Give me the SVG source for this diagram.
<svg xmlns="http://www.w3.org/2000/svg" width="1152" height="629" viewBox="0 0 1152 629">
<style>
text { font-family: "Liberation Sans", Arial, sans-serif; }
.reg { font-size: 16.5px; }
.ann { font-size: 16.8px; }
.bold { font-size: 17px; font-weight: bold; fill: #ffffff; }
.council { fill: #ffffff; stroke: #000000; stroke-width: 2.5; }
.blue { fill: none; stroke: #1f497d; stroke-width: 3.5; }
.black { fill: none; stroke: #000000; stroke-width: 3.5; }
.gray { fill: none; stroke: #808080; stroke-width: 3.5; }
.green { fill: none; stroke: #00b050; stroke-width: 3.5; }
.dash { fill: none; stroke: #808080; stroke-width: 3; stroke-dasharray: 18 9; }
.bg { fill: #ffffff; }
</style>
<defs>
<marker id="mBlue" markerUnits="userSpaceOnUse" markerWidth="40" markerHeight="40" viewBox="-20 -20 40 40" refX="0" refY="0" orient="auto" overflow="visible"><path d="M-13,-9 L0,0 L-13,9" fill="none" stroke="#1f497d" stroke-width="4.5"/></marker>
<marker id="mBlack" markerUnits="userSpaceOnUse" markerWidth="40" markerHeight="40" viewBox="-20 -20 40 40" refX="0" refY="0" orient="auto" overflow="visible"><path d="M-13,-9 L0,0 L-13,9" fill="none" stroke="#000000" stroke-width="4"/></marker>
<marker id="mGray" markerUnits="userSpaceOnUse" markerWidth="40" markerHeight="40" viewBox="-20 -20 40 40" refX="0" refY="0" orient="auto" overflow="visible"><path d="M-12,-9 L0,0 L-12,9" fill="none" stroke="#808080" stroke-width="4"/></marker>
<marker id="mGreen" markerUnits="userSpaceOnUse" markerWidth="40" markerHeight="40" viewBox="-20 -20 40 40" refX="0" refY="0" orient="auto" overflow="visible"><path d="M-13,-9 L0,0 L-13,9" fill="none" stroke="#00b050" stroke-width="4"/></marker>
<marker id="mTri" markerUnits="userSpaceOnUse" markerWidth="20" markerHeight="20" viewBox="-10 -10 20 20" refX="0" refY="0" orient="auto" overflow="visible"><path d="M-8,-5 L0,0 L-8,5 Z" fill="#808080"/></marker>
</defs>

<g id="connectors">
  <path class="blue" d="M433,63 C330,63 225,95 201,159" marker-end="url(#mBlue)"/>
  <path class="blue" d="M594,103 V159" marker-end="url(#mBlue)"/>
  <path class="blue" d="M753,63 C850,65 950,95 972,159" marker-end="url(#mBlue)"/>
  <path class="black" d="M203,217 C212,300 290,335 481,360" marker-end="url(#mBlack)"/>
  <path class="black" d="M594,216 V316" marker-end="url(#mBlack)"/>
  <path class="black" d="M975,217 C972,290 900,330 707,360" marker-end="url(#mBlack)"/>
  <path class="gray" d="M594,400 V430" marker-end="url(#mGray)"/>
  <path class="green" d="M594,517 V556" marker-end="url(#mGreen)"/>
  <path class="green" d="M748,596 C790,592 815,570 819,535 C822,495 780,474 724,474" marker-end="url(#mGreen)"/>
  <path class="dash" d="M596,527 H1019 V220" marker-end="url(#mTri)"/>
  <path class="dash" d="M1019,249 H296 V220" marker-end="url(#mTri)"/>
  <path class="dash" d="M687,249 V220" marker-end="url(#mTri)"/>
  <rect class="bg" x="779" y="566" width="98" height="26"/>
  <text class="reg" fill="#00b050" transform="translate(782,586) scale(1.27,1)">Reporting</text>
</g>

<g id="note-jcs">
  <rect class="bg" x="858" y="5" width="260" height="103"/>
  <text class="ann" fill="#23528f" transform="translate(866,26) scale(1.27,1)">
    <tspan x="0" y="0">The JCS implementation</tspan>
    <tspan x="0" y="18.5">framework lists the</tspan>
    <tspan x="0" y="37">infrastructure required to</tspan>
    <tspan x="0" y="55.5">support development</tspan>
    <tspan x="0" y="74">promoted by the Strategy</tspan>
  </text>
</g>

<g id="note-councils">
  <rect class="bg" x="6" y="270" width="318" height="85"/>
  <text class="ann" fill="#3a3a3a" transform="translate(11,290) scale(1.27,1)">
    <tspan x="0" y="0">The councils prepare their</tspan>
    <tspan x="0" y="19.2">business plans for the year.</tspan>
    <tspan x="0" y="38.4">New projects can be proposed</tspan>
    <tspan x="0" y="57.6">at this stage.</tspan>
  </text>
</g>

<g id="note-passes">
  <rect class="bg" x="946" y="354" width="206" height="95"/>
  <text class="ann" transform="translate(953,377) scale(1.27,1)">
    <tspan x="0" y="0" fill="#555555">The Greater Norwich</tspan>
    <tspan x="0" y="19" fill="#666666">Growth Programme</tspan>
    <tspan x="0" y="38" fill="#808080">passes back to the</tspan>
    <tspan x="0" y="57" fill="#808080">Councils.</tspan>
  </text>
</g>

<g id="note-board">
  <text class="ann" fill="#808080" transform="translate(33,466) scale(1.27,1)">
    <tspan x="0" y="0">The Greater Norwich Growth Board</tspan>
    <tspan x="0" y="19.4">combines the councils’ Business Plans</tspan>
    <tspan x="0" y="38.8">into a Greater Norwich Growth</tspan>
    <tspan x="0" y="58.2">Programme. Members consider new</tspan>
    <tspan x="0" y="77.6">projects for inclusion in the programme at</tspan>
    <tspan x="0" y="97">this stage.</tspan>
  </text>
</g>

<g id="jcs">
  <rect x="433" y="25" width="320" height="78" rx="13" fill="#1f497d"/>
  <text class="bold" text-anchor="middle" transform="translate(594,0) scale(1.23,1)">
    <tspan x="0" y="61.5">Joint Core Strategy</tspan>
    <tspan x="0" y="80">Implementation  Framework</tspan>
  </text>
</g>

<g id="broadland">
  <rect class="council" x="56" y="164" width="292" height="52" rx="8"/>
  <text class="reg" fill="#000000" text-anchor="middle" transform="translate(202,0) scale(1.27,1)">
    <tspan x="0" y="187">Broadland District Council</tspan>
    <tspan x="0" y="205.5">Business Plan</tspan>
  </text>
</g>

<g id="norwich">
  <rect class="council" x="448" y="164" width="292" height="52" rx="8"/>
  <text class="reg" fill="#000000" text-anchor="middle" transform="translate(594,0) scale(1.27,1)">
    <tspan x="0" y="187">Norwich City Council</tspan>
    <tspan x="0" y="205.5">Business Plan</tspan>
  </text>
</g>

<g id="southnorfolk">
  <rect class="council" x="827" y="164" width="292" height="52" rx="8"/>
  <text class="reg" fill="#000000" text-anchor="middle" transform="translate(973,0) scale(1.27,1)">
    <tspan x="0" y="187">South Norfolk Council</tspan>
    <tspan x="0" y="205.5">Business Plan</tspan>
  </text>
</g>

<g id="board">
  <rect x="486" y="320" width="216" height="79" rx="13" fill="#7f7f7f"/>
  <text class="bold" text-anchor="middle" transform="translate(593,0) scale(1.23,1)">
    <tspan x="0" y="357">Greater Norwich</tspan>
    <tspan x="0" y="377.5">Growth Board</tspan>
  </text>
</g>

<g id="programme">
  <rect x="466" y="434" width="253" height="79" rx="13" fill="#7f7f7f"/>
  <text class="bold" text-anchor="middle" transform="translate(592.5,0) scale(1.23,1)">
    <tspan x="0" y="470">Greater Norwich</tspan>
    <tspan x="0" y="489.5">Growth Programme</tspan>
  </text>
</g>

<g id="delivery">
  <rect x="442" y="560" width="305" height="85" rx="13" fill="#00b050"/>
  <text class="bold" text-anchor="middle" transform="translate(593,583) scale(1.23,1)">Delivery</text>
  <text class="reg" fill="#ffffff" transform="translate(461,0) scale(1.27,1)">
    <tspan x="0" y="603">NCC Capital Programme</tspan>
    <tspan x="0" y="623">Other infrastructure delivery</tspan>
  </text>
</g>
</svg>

▸ WHAT IS BEING ASKED
Search the data for "this". Copy every matching line.

▸ OUTPUT
Give me the SVG source for this diagram.
    <tspan x="0" y="57.6">at this stage.</tspan>
    <tspan x="0" y="97">this stage.</tspan>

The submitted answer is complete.